#### [Task goal]
Write out the whole listing again, exactly as given.

>>>>>

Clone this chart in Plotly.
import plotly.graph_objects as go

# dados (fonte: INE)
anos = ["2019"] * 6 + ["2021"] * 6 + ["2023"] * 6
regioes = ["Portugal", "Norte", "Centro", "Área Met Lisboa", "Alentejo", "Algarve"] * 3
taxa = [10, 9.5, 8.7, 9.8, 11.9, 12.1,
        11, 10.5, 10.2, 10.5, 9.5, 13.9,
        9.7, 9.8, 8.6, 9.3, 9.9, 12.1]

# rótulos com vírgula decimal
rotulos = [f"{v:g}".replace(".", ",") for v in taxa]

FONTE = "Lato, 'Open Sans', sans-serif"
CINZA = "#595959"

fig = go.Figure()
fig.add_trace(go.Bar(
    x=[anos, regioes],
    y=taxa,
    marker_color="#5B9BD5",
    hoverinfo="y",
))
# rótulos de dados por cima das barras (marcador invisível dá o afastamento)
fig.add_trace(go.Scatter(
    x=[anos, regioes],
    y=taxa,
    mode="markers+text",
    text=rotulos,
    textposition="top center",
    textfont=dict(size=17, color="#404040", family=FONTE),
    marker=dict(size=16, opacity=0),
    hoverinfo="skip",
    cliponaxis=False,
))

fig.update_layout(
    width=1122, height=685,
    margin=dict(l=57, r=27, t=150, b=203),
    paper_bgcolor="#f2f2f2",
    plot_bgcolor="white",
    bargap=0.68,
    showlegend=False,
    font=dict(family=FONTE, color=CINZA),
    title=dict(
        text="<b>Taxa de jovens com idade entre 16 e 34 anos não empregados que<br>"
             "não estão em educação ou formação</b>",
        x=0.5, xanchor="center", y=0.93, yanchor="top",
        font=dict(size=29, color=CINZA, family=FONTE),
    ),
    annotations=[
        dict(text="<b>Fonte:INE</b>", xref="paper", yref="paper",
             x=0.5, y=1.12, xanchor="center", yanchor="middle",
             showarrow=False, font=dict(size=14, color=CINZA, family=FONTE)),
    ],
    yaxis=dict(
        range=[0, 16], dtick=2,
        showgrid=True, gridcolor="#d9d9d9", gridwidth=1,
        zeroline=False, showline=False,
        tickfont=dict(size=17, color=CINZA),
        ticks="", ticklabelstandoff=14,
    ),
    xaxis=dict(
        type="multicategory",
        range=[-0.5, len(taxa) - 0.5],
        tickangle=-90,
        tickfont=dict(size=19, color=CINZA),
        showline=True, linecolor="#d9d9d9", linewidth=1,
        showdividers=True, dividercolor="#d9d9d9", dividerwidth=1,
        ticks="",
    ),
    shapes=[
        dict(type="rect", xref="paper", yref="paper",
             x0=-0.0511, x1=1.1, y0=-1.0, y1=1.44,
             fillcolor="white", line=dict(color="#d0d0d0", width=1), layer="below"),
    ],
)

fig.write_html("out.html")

<<<<<

#### [Task solution]
Clone this chart in Plotly.
import plotly.graph_objects as go

# dados (fonte: INE)
anos = ["2019"] * 6 + ["2021"] * 6 + ["2023"] * 6
regioes = ["Portugal", "Norte", "Centro", "Área Met Lisboa", "Alentejo", "Algarve"] * 3
taxa = [10, 9.5, 8.7, 9.8, 11.9, 12.1,
        11, 10.5, 10.2, 10.5, 9.5, 13.9,
        9.7, 9.8, 8.6, 9.3, 9.9, 12.1]

# rótulos com vírgula decimal
rotulos = [f"{v:g}".replace(".", ",") for v in taxa]

FONTE = "Lato, 'Open Sans', sans-serif"
CINZA = "#595959"

fig = go.Figure()
fig.add_trace(go.Bar(
    x=[anos, regioes],
    y=taxa,
    marker_color="#5B9BD5",
    hoverinfo="y",
))
# rótulos de dados por cima das barras (marcador invisível dá o afastamento)
fig.add_trace(go.Scatter(
    x=[anos, regioes],
    y=taxa,
    mode="markers+text",
    text=rotulos,
    textposition="top center",
    textfont=dict(size=17, color="#404040", family=FONTE),
    marker=dict(size=16, opacity=0),
    hoverinfo="skip",
    cliponaxis=False,
))

fig.update_layout(
    width=1122, height=685,
    margin=dict(l=57, r=27, t=150, b=203),
    paper_bgcolor="#f2f2f2",
    plot_bgcolor="white",
    bargap=0.68,
    showlegend=False,
    font=dict(family=FONTE, color=CINZA),
    title=dict(
        text="<b>Taxa de jovens com idade entre 16 e 34 anos não empregados que<br>"
             "não estão em educação ou formação</b>",
        x=0.5, xanchor="center", y=0.93, yanchor="top",
        font=dict(size=29, color=CINZA, family=FONTE),
    ),
    annotations=[
        dict(text="<b>Fonte:INE</b>", xref="paper", yref="paper",
             x=0.5, y=1.12, xanchor="center", yanchor="middle",
             showarrow=False, font=dict(size=14, color=CINZA, family=FONTE)),
    ],
    yaxis=dict(
        range=[0, 16], dtick=2,
        showgrid=True, gridcolor="#d9d9d9", gridwidth=1,
        zeroline=False, showline=False,
        tickfont=dict(size=17, color=CINZA),
        ticks="", ticklabelstandoff=14,
    ),
    xaxis=dict(
        type="multicategory",
        range=[-0.5, len(taxa) - 0.5],
        tickangle=-90,
        tickfont=dict(size=19, color=CINZA),
        showline=True, linecolor="#d9d9d9", linewidth=1,
        showdividers=True, dividercolor="#d9d9d9", dividerwidth=1,
        ticks="",
    ),
    shapes=[
        dict(type="rect", xref="paper", yref="paper",
             x0=-0.0511, x1=1.1, y0=-1.0, y1=1.44,
             fillcolor="white", line=dict(color="#d0d0d0", width=1), layer="below"),
    ],
)

fig.write_html("out.html")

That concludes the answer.